■ INSTRUCTIONS TO FOLLOW: In the records below, find each line with the word "this" and copy it.

━━━━━━━━

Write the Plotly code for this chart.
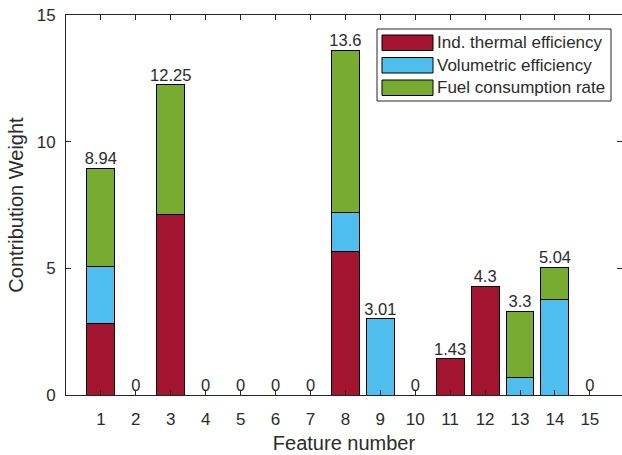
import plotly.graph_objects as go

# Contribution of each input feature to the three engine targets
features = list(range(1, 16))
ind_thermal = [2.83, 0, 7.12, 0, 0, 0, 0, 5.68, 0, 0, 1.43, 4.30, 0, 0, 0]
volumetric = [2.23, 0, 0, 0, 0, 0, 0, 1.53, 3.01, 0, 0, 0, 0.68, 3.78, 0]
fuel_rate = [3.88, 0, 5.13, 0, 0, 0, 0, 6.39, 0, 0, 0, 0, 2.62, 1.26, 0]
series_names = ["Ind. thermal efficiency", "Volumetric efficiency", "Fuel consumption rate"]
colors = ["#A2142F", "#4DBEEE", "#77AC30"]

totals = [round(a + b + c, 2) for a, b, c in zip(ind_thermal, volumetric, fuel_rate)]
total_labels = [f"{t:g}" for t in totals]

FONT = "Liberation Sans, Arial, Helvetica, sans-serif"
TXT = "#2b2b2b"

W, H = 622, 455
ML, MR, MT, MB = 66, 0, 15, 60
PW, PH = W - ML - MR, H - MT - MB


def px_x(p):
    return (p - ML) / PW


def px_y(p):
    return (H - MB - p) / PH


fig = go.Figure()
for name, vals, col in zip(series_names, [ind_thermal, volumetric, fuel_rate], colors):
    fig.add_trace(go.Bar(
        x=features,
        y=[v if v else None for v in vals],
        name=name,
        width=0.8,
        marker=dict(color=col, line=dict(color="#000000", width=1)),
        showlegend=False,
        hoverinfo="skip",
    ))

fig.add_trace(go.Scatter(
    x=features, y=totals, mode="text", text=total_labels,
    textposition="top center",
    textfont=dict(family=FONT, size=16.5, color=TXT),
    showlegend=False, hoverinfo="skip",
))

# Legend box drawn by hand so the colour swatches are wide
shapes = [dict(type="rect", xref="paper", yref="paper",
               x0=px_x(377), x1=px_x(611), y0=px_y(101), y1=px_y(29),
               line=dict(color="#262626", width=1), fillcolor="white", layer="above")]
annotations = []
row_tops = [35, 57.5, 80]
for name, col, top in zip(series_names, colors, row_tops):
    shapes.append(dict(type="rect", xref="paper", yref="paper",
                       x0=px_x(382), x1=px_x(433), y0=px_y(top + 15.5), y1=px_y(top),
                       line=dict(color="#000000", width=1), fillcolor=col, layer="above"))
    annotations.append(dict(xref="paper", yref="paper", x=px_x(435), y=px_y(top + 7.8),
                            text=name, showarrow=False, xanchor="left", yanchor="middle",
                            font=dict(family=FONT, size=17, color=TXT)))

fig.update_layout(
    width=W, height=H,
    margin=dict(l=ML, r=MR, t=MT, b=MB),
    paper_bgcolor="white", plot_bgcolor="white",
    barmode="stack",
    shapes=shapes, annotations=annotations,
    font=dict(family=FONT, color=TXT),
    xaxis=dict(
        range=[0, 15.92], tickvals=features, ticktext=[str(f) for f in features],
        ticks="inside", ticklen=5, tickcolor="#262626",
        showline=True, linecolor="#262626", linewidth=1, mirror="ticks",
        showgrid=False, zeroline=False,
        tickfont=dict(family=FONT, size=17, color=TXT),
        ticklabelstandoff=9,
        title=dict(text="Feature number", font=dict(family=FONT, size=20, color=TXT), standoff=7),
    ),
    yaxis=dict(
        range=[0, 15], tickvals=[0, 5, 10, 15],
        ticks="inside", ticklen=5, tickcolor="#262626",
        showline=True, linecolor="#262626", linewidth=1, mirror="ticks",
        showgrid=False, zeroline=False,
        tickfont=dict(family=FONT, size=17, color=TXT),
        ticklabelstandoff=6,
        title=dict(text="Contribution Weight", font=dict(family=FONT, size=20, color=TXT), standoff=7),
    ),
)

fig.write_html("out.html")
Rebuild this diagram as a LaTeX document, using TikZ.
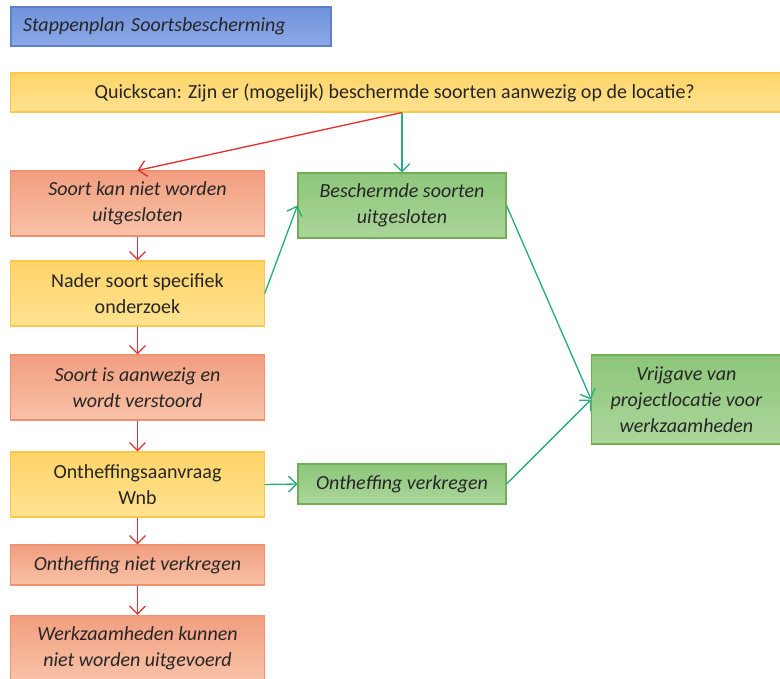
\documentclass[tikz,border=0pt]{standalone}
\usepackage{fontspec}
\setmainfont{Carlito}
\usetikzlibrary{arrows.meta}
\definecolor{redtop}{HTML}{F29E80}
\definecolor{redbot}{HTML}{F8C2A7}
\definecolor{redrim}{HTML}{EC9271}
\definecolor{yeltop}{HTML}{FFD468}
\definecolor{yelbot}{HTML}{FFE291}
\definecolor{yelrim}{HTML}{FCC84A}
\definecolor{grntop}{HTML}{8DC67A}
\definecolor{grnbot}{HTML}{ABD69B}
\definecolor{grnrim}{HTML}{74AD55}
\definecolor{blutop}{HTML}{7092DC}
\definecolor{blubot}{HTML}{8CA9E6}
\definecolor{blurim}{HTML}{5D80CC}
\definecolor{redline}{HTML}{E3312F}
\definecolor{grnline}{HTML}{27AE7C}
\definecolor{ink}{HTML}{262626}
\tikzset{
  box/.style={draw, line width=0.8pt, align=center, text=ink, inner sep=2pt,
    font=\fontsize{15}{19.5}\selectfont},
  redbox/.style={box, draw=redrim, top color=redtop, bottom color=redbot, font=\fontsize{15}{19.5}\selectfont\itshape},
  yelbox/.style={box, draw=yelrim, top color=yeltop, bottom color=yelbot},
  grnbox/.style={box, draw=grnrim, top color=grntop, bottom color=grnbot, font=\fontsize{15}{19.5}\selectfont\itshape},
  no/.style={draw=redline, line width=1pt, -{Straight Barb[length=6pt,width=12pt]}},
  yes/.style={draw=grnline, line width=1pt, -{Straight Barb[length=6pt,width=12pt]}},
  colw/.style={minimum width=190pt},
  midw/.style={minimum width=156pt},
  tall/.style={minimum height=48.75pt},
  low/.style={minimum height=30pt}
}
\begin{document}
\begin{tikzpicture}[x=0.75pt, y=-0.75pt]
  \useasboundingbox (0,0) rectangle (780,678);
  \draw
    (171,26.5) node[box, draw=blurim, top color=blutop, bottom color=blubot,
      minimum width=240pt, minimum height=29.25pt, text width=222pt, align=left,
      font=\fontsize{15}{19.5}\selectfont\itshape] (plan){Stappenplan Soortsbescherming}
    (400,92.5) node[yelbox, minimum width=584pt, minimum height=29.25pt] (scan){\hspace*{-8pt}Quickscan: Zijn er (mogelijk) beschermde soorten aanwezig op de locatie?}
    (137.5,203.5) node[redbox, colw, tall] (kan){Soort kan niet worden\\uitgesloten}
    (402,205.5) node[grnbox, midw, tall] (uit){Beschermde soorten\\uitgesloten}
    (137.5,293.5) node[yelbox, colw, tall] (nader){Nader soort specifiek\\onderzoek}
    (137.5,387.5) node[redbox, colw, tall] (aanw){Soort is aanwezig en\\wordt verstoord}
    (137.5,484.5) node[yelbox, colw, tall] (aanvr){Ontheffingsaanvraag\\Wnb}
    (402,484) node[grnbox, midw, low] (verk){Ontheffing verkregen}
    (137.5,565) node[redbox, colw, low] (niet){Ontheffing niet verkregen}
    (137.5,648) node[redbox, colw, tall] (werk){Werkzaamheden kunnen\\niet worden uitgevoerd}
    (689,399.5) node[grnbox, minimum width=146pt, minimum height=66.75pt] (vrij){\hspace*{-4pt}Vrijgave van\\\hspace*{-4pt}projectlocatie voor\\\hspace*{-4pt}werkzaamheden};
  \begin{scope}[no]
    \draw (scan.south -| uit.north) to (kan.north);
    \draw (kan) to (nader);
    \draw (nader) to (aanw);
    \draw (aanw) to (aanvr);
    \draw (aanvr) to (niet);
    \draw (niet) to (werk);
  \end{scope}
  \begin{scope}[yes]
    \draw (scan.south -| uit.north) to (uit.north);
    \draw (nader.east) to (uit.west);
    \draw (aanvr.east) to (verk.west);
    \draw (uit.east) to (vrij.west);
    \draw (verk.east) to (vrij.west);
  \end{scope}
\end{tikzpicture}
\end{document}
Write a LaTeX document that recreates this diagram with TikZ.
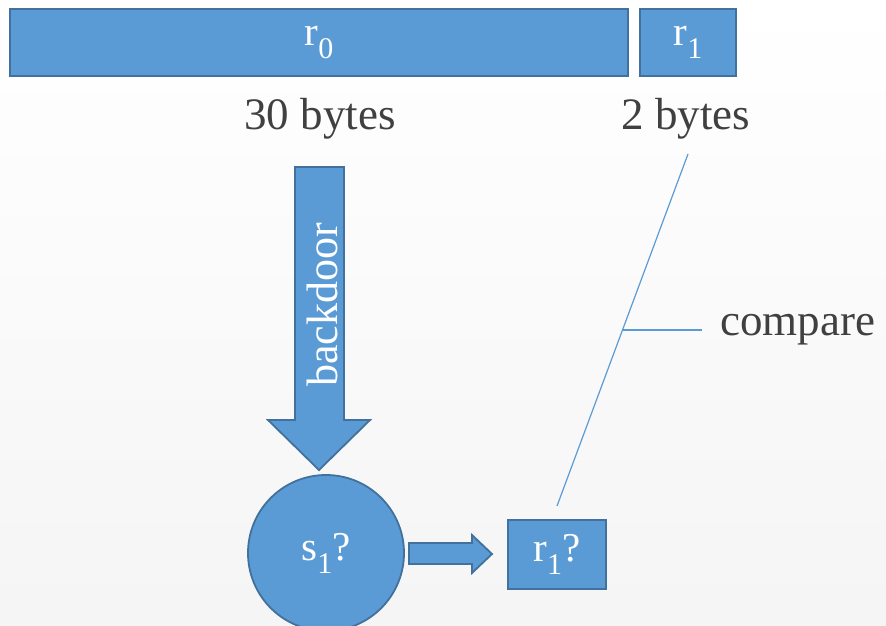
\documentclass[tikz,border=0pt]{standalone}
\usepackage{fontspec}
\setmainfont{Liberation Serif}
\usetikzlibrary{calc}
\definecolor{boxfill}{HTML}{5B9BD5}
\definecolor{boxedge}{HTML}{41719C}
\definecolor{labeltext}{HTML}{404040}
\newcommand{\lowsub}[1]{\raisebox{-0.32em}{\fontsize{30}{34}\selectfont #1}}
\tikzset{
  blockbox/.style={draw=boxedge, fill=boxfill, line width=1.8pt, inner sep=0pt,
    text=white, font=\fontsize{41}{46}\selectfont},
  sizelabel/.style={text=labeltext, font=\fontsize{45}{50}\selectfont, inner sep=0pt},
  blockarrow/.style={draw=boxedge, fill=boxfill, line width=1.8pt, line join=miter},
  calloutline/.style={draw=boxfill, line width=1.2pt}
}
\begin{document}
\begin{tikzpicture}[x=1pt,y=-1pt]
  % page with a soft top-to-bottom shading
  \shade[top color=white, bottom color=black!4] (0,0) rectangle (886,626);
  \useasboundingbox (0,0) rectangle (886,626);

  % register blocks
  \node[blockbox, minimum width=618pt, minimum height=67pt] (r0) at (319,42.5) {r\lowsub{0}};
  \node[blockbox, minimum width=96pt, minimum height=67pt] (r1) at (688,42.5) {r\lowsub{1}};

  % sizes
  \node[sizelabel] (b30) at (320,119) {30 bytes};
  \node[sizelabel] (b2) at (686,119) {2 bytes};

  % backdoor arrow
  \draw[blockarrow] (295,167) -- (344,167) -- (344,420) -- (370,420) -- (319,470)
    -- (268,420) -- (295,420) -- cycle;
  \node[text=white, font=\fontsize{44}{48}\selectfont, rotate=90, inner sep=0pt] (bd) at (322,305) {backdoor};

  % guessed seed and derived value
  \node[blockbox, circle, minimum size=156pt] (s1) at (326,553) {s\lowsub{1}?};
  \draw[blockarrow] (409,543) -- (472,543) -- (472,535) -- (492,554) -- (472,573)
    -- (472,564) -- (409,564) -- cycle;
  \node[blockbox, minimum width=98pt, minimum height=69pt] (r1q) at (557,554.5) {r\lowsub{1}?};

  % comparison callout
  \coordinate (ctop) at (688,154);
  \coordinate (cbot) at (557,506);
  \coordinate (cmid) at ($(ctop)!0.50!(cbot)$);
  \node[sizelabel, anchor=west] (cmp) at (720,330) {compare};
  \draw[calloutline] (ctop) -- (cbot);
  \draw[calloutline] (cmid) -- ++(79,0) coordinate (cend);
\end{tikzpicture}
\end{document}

━━━━━━━━

■ WORKED ANSWER:
Write the Plotly code for this chart.
Rebuild this diagram as a LaTeX document, using TikZ.
Write a LaTeX document that recreates this diagram with TikZ.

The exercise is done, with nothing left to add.